Lucene Index Export Example with Numbers
Assume the repository cluster node that will do the Lucene export is called 'node1' and we have the following database info at the start of the export:
mysql> SELECT * FROM REPOSITORY_GLOBAL_REVISION; +-------------+ | REVISION_ID | +-------------+ | 2559 | +-------------+ mysql> SELECT * FROM REPOSITORY_LOCAL_REVISIONS; +---------------+-------------+ | JOURNAL_ID | REVISION_ID | +---------------+-------------+ | node1 | 2500 | | node2 | 2559 | +---------------+-------------+
As you can see, node1 is 59 revisions behind (cluster node2 is up-to-date). During the Lucene export done by 'node1', the repository can advance its revision id. When the index export ends, we can for example have the following state:
indexRevision.properties - indexRevisionBefore = 2500 - indexRevisionAfter = 2516
and
mysql> SELECT * FROM REPOSITORY_LOCAL_REVISIONS; +----------------------------------------+-------------+ | JOURNAL_ID | REVISION_ID | +----------------------------------------+-------------+ | node1 | 2559 | | node2 | 2559 | | _HIPPO_EXTERNAL_REPO_SYNC_index-backup | 2500 | +----------------------------------------+-------------+
So, during the export, the revisions advanced from 2500 to 2516, and after that, the 'node1' cluster node advanced to 2559 and is completely up-to-date. What also has been added to the REPOSITORY_LOCAL_REVISIONS is revision
_HIPPO_EXTERNAL_REPO_SYNC_index-backup = 2500
with the revision value that repository node1 has at the start of the index export. See below for the explanation of this extra revision number.

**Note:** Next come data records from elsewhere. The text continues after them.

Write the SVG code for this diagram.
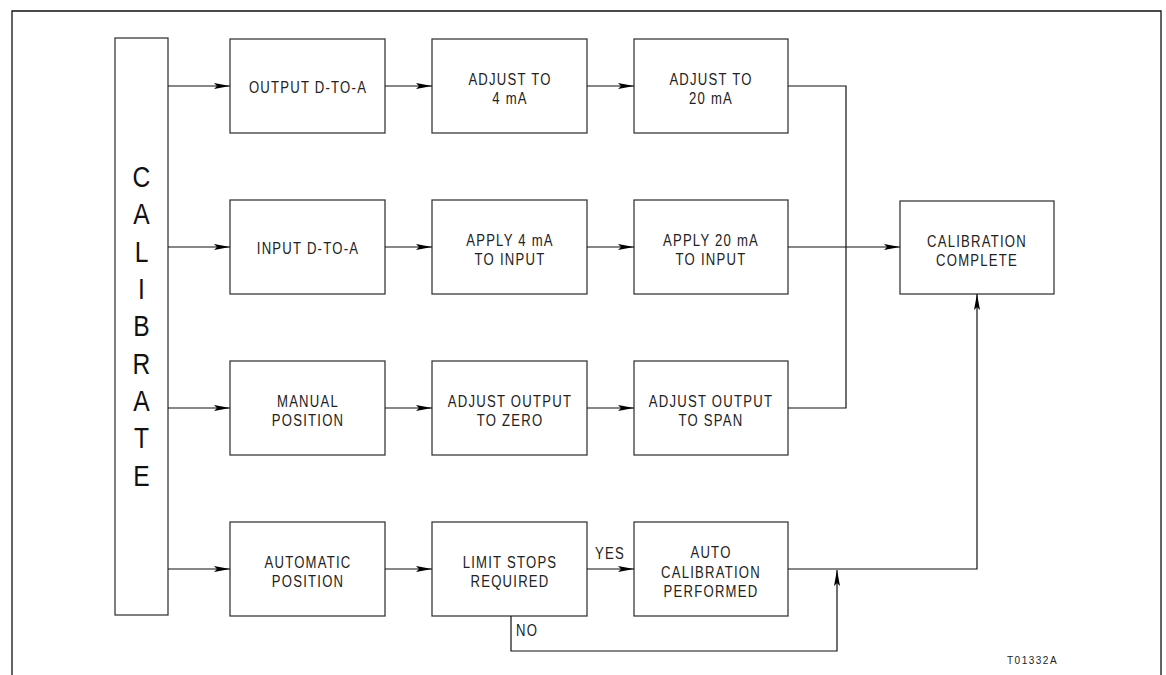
<svg xmlns="http://www.w3.org/2000/svg" width="1166" height="675" viewBox="0 0 1166 675">
<style>
.box{fill:#fff;stroke:#3a3a3a;stroke-width:1.3}
.ln{fill:none;stroke:#111;stroke-width:1.2}
.t{font-family:"Liberation Sans",Arial,sans-serif;font-size:16px;letter-spacing:1.5px;fill:#222;text-anchor:middle}
.ts{font-family:"Liberation Sans",Arial,sans-serif;font-size:16px;letter-spacing:1.5px;fill:#222;text-anchor:start}
.big{font-family:"Liberation Sans",Arial,sans-serif;font-size:30px;fill:#111;text-anchor:middle}
.id{font-family:"Liberation Sans",Arial,sans-serif;font-size:10px;letter-spacing:1.5px;fill:#222}
</style>
<defs>
<marker id="ah" viewBox="0 0 16 6" refX="16" refY="3" markerWidth="16" markerHeight="6" markerUnits="userSpaceOnUse" orient="auto">
<path d="M0,0 L16,3 L0,6 L3,3 Z" fill="#000"/>
</marker>
</defs>
<path d="M12,675 V11 H1161 V675" fill="none" stroke="#111" stroke-width="1.3"/>

<g id="calibrate">
<rect class="box" x="115" y="38" width="53" height="577"/>
<g transform="translate(141.5,0) scale(0.82,1)">
<text class="big" x="0" y="187">C</text>
<text class="big" x="0" y="224.5">A</text>
<text class="big" x="0" y="262">L</text>
<text class="big" x="0" y="299">I</text>
<text class="big" x="0" y="336.5">B</text>
<text class="big" x="0" y="374">R</text>
<text class="big" x="0" y="411">A</text>
<text class="big" x="0" y="448.5">T</text>
<text class="big" x="0" y="486">E</text>
</g>
</g>

<g id="output-d-to-a">
<rect class="box" x="230" y="39" width="155" height="94"/>
<text class="t" transform="translate(308,93) scale(0.82,1)">OUTPUT D-TO-A</text>
</g>
<g id="adjust-4ma">
<rect class="box" x="432" y="39" width="155" height="94"/>
<text class="t" transform="translate(510,85) scale(0.82,1)">ADJUST TO</text>
<text class="t" transform="translate(510,104) scale(0.82,1)">4 mA</text>
</g>
<g id="adjust-20ma">
<rect class="box" x="634" y="39" width="154" height="94"/>
<text class="t" transform="translate(711,85) scale(0.82,1)">ADJUST TO</text>
<text class="t" transform="translate(711,104) scale(0.82,1)">20 mA</text>
</g>

<g id="input-d-to-a">
<rect class="box" x="230" y="200" width="155" height="94"/>
<text class="t" transform="translate(308,254) scale(0.82,1)">INPUT D-TO-A</text>
</g>
<g id="apply-4ma">
<rect class="box" x="432" y="200" width="155" height="94"/>
<text class="t" transform="translate(510,246) scale(0.82,1)">APPLY 4 mA</text>
<text class="t" transform="translate(510,265) scale(0.82,1)">TO INPUT</text>
</g>
<g id="apply-20ma">
<rect class="box" x="634" y="200" width="154" height="94"/>
<text class="t" transform="translate(711,246) scale(0.82,1)">APPLY 20 mA</text>
<text class="t" transform="translate(711,265) scale(0.82,1)">TO INPUT</text>
</g>

<g id="manual-position">
<rect class="box" x="230" y="361" width="155" height="94"/>
<text class="t" transform="translate(308,407) scale(0.82,1)">MANUAL</text>
<text class="t" transform="translate(308,426) scale(0.82,1)">POSITION</text>
</g>
<g id="adjust-zero">
<rect class="box" x="432" y="361" width="155" height="94"/>
<text class="t" transform="translate(510,407) scale(0.82,1)">ADJUST OUTPUT</text>
<text class="t" transform="translate(510,426) scale(0.82,1)">TO ZERO</text>
</g>
<g id="adjust-span">
<rect class="box" x="634" y="361" width="154" height="94"/>
<text class="t" transform="translate(711,407) scale(0.82,1)">ADJUST OUTPUT</text>
<text class="t" transform="translate(711,426) scale(0.82,1)">TO SPAN</text>
</g>

<g id="automatic-position">
<rect class="box" x="230" y="522" width="155" height="94"/>
<text class="t" transform="translate(308,568) scale(0.82,1)">AUTOMATIC</text>
<text class="t" transform="translate(308,587) scale(0.82,1)">POSITION</text>
</g>
<g id="limit-stops">
<rect class="box" x="432" y="522" width="155" height="94"/>
<text class="t" transform="translate(510,568) scale(0.82,1)">LIMIT STOPS</text>
<text class="t" transform="translate(510,587) scale(0.82,1)">REQUIRED</text>
</g>
<g id="auto-calibration">
<rect class="box" x="634" y="522" width="154" height="94"/>
<text class="t" transform="translate(711,558) scale(0.82,1)">AUTO</text>
<text class="t" transform="translate(711,577.5) scale(0.82,1)">CALIBRATION</text>
<text class="t" transform="translate(711,597) scale(0.82,1)">PERFORMED</text>
</g>

<g id="calibration-complete">
<rect class="box" x="900" y="201" width="154" height="93"/>
<text class="t" transform="translate(977,247) scale(0.82,1)">CALIBRATION</text>
<text class="t" transform="translate(977,266) scale(0.82,1)">COMPLETE</text>
</g>

<g id="connectors">
<path class="ln" d="M168,86 H230" marker-end="url(#ah)"/>
<path class="ln" d="M168,247 H230" marker-end="url(#ah)"/>
<path class="ln" d="M168,408 H230" marker-end="url(#ah)"/>
<path class="ln" d="M168,569 H230" marker-end="url(#ah)"/>
<path class="ln" d="M385,86 H432" marker-end="url(#ah)"/>
<path class="ln" d="M587,86 H634" marker-end="url(#ah)"/>
<path class="ln" d="M385,247 H432" marker-end="url(#ah)"/>
<path class="ln" d="M587,247 H634" marker-end="url(#ah)"/>
<path class="ln" d="M385,408 H432" marker-end="url(#ah)"/>
<path class="ln" d="M587,408 H634" marker-end="url(#ah)"/>
<path class="ln" d="M385,569 H432" marker-end="url(#ah)"/>
<path class="ln" d="M587,569 H634" marker-end="url(#ah)"/>
<path class="ln" d="M788,86 H846 V408 H788"/>
<path class="ln" d="M788,247 H900" marker-end="url(#ah)"/>
<path class="ln" d="M788,569 H977 V294" marker-end="url(#ah)"/>
<path class="ln" d="M511,616 V651 H837 V570" marker-end="url(#ah)"/>
<text class="ts" transform="translate(595,559) scale(0.82,1)">YES</text>
<text class="ts" transform="translate(516,636) scale(0.82,1)">NO</text>
</g>

<text class="id" x="1007" y="664">T01332A</text>
</svg>
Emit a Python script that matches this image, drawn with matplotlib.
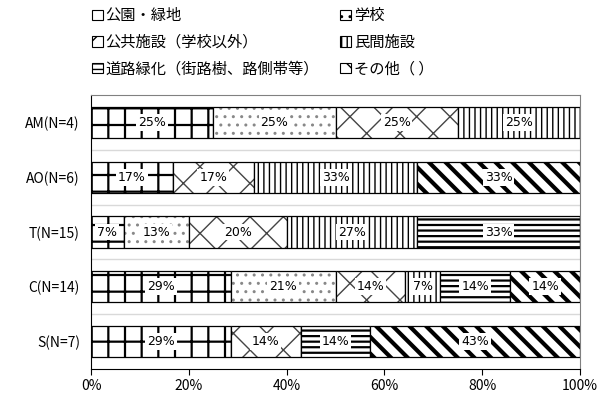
import matplotlib
matplotlib.use("Agg")
import matplotlib.pyplot as plt
import numpy as np
from matplotlib.patches import Patch

plt.rcParams['font.family'] = ['Noto Sans CJK JP', 'DejaVu Sans']

groups = ['AM(N=4)', 'AO(N=6)', 'T(N=15)', 'C(N=14)', 'S(N=7)']
totals = [4, 6, 15, 14, 7]
cats = ['公園・緑地', '学校', '公共施設（学校以外）', '民間施設', '道路緑化（街路樹、路側帯等）', 'その他（ ）']
# counts per category, one list per group
counts = {
    '公園・緑地': [1, 1, 1, 4, 2],
    '学校': [1, 0, 2, 3, 0],
    '公共施設（学校以外）': [1, 1, 3, 2, 1],
    '民間施設': [1, 2, 4, 1, 0],
    '道路緑化（街路樹、路側帯等）': [0, 0, 5, 2, 1],
    'その他（ ）': [0, 2, 0, 2, 3],
}
hatches = ['+', '..', 'x', '|||', '---', '\\\\']
hatch_colors = ['black', '#888888', '#444444', 'black', 'black', 'black']
hatch_lws = [1.6, 1.0, 1.0, 1.0, 1.6, 3.0]

fig = plt.figure(figsize=(6, 3.96), dpi=100)
ax = fig.add_axes([0.1517, 0.068, 0.815, 0.692])

y = np.arange(len(groups))
left = np.zeros(len(groups))
tot = np.array(totals, dtype=float)
handles = []
for i, c in enumerate(cats):
    frac = np.array(counts[c]) / tot
    plt.rcParams['hatch.linewidth'] = hatch_lws[i]
    bars = ax.barh(y, frac, left=left, height=0.57, color='white',
                   edgecolor=hatch_colors[i], hatch=hatches[i], linewidth=0)
    for b in bars:
        try:
            b.set_hatch_linewidth(hatch_lws[i])
        except AttributeError:
            pass
    ax.barh(y, frac, left=left, height=0.57, color='none',
            edgecolor='black', linewidth=0.9)
    for j in range(len(groups)):
        if frac[j] > 0:
            ax.text(left[j] + frac[j] / 2, y[j], f'{frac[j] * 100:.0f}%',
                    ha='center', va='center', fontsize=9, family='DejaVu Sans',
                    bbox=dict(boxstyle='square,pad=0.15', fc='white', ec='none'))
    h = Patch(facecolor='white', edgecolor='black', hatch=hatches[i], linewidth=0.8)
    handles.append(h)
    left += frac

plt.rcParams['hatch.linewidth'] = 1.0

ax.set_ylim(len(groups) - 0.5, -0.5)
ax.set_xlim(0, 1)
ax.set_yticks(y)
ax.set_yticklabels(groups, fontsize=10)
ax.tick_params(axis='y', length=0, pad=8)
ax.set_yticks(np.arange(len(groups) - 1) + 0.5, minor=True)
ax.tick_params(axis='y', which='minor', length=0)
ax.grid(axis='y', which='minor', color='#d9d9d9', linewidth=1)
ax.set_axisbelow(True)

ax.set_xticks(np.linspace(0, 1, 6))
ax.set_xticklabels([f'{v}%' for v in range(0, 101, 20)], fontsize=10)
ax.tick_params(axis='x', length=4, direction='out', pad=3)
for s in ['top', 'right']:
    ax.spines[s].set_color('#808080')
for s in ['left', 'bottom']:
    ax.spines[s].set_color('black')

col1 = [0, 2, 4]
col2 = [1, 3, 5]
for col, xpos in [(col1, 0.143), (col2, 0.557)]:
    fig.legend([handles[k] for k in col], [cats[k] for k in col],
               loc='upper left', bbox_to_anchor=(xpos, 0.997), frameon=False,
               fontsize=11, handlelength=0.7, handleheight=0.7,
               handletextpad=0.2, labelspacing=0.62, borderaxespad=0)

fig.savefig('out.png', dpi=100)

When the Lucene export from the above example is used to startup an extra repository (node3), then during startup the following steps happen when there is an index with indexRevision.properties is present at {storageRoot}/workspaces/default/index :
- The present Lucene index is used as starting point
- From the database table REPOSITORY_JOURNAL all changes from revision 2500 (exclusive) to 2516 (inclusive) are fetched, and removed from the Lucene index. When some changes from revisions (say 2512 tot 2516) were not yet reflected in the index, this is not a problem: Just nothing will be removed
- The repository 'node3' will be added to the REPOSITORY_LOCAL_REVISIONS table with REVISION_ID = 2500
- From {storageRoot}/workspaces/default/index the indexRevision.properties gets deleted
- Further normal Jackrabbit repository startup, resulting in 'node3' updating its index to the REPOSITORY_GLOBAL_REVISION value REVISION_ID
After repository 'node3' has come up and assuming the REPOSITORY_GLOBAL_REVISION did not advance, we can have for example something like:
mysql> SELECT * FROM REPOSITORY_LOCAL_REVISIONS;
+----------------------------------------+-------------+ | JOURNAL_ID | REVISION_ID | +----------------------------------------+-------------+ | node1 | 2559 | | node2 | 2559 | | node3 | 2559 | | _HIPPO_EXTERNAL_REPO_SYNC_index-backup | 2500 | +----------------------------------------+-------------+
Now, what's up with the _HIPPO_EXTERNAL_REPO_SYNC_index-backup? The _HIPPO_EXTERNAL_REPO_SYNC_index-backup contains the REVISION_ID of the start of the last successful Lucene export. After a new successful Lucene export, the revision id of _HIPPO_EXTERNAL_REPO_SYNC_index-backup is updated. The reason why this JOURNAL_ID is added is to avoid that during Repository Maintenance the REPOSITORY_JOURNAL table can get cleaned up beyond the revision id of the last successful Lucene export. If that would happen, the Lucene export zip would not be usable any more because the REPOSITORY_JOURNAL table cannot update the index any more to an up-to-date index. If for some reason a Lucene export zip is used that contains an indexRevision.properties with an indexRevisionBefore property that is older than the lowest REPOSITORY_JOURNAL table, that index export cannot be used to start a new repository with. The startup of the new repository then fails with an error message that contains something like:
The only way to fix this error is to either make sure to use a new Lucene export or start the repository without a present Lucene export.